-- Start of Working data --

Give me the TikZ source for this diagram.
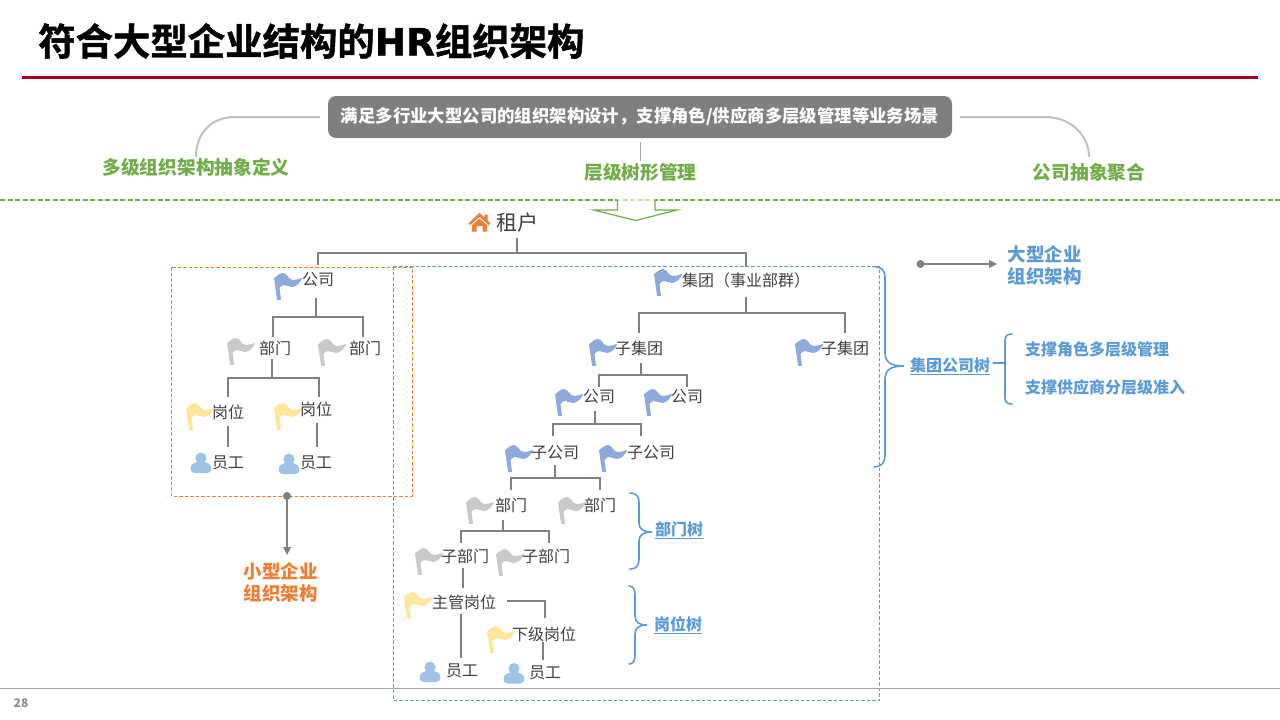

-- End of Working data --
-- Start of Working data --

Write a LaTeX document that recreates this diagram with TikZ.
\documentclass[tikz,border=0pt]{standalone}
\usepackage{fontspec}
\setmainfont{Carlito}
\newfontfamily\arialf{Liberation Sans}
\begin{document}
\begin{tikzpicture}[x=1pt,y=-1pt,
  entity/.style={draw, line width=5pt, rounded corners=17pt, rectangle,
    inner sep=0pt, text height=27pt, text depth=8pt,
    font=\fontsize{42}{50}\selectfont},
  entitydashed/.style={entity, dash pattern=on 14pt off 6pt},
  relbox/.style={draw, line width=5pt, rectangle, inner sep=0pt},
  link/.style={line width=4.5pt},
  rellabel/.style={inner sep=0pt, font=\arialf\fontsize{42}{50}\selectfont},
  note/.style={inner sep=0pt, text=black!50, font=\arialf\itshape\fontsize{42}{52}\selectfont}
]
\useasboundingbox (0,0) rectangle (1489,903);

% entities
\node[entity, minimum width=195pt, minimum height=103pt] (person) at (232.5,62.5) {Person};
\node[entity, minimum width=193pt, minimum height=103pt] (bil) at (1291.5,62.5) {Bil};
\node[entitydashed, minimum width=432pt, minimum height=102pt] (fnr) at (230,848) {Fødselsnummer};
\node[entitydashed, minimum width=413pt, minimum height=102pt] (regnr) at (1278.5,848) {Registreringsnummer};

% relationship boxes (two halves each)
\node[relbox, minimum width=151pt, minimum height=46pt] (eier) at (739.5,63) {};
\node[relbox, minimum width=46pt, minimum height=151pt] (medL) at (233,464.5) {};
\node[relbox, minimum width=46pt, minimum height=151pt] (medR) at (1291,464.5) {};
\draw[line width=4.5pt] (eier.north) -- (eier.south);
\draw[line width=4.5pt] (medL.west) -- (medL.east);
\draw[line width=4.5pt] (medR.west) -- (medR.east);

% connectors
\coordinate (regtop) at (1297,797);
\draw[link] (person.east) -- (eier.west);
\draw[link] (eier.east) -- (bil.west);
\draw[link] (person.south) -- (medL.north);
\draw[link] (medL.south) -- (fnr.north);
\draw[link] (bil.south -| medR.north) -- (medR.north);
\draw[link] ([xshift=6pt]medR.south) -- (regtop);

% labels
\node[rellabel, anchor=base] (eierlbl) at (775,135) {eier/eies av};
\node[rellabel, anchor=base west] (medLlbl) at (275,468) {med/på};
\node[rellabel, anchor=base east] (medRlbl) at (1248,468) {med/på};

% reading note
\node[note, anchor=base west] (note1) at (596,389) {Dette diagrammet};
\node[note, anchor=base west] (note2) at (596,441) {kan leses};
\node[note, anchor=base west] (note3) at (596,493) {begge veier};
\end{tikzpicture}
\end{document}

-- End of Working data --

=== Challenge ===
Exactly how many lines contain "this"? State the number and nothing else.

=== Finished exercise ===
2